A museum map from that period shows the following galleries:
- Introductory to the Collections
- American Classics
- Remington Collection
- Russell Collection
- Taos Artist
- Seltzer - Leigh - Johnson
- Landscapes - Treaties - People
- Special Exhibit - Willard Stone Sculpture
- Thomas Moran
- George Catlin - Alfred Jacob Miller
- Artifacts
Gilcrease Museum expanded again in the 1980s, this time with $12.25 million in private funds, to add a gift shop, restaurant, and additional exhibit space, including Helmerich Hall with its double-barrel-vaulted ceiling as the new heart of the museum and space for a conservation laboratory and anthropological collections. The museum doubled in size to 127,786 sq. ft.

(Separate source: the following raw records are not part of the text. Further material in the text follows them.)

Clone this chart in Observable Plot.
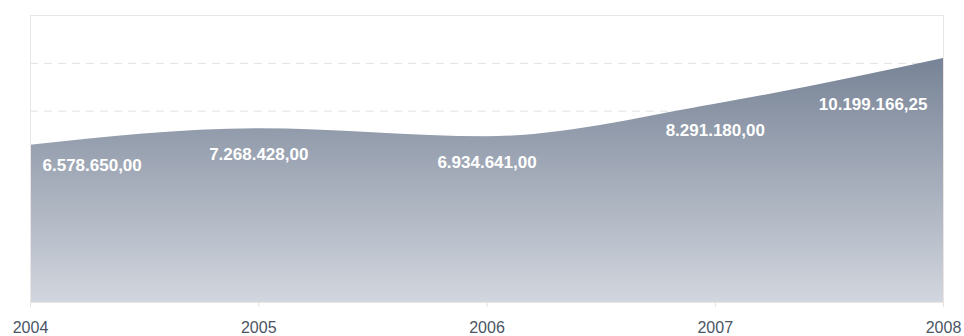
<!DOCTYPE html>
<html>
<head>
<meta charset="utf-8">
<script src="https://cdn.jsdelivr.net/npm/d3@7"></script>
<script src="https://cdn.jsdelivr.net/npm/@observablehq/plot@0.6"></script>
<style>
  body { margin: 0; background: #fff; }
  #chart svg { display: block; }
</style>
</head>
<body>
<div id="chart"></div>
<script>
const years = [2004, 2005, 2006, 2007, 2008];
const values = [6578650.00, 7268428.00, 6934641.00, 8291180.00, 10199166.25];
const labels = ["6.578.650,00", "7.268.428,00", "6.934.641,00", "8.291.180,00", "10.199.166,25"];
const gridValues = [8000000, 10000000];

const data = years.map((y, i) => ({year: y, value: values[i], label: labels[i]}));
const first = data.slice(0, 1);
const middle = data.slice(1, 4);
const last = data.slice(4);

const labelStyle = {
  x: "year", y: "value", text: "label",
  fill: "white", fontWeight: "bold", fontSize: 17,
  fontFamily: "Liberation Sans, Arial, sans-serif"
};

const plot = Plot.plot({
  width: 964,
  height: 336,
  marginLeft: 30,
  marginRight: 21,
  marginTop: 15,
  marginBottom: 34,
  style: {fontFamily: "Liberation Sans, Arial, sans-serif", background: "white"},
  x: {domain: [2004, 2008], axis: null, label: null},
  y: {domain: [0, 12000000], axis: null, label: null},
  marks: [
    Plot.gridY(gridValues, {stroke: "#e2e2e2", strokeOpacity: 1, strokeDasharray: "8,6"}),
    Plot.areaY(data, {x: "year", y: "value", curve: "monotone-x", fill: "url(#areaGrad)"}),
    Plot.frame({stroke: "#ebe6e3"}),
    Plot.axisX({ticks: years, tickFormat: () => "", tickSize: 5, stroke: "#e4e0dc", label: null}),
    Plot.axisX({ticks: years, tickFormat: d => String(d), tickSize: 0, tickPadding: 19,
                fontSize: 16, fill: "#4a5565", label: null}),
    Plot.text(first, {...labelStyle, textAnchor: "start", dx: 12, dy: 20}),
    Plot.text(middle, {...labelStyle, textAnchor: "middle", dy: 26}),
    Plot.text(last, {...labelStyle, textAnchor: "end", dx: -16, dy: 46})
  ]
});

const defs = d3.select(plot).insert("defs", ":first-child");
const grad = defs.append("linearGradient")
  .attr("id", "areaGrad")
  .attr("x1", 0).attr("y1", 0).attr("x2", 0).attr("y2", 1);
grad.append("stop").attr("offset", "0%").attr("stop-color", "#778396");
grad.append("stop").attr("offset", "100%").attr("stop-color", "#d2d6de");

document.getElementById("chart").appendChild(plot);
</script>
</body>
</html>
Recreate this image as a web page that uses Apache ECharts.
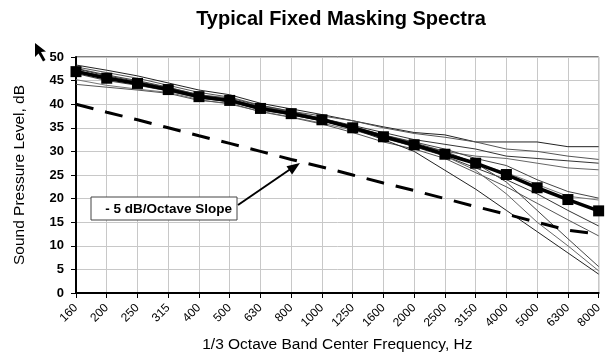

The new space opened on November 7, 1987. During the 1980s, admission was free, and the museum was open weekdays 9 to 5 and 1 to 5 on Sundays. The City of Tulsa has since provided additional capital funding for improvements via "Third Penny" sales taxes and bond issues. In September 2014, the Helmerich Center for American Research opened its doors.
So go see Gilcrease before it is transformed into something expensively worse. And next election, replace Bynum IV and the City Council with officials who will insist that the City of Tulsa's Gilcrease collection of art be curated and displayed to celebrate the American West, in the spirit of the oil man who brought it together and gave it to us.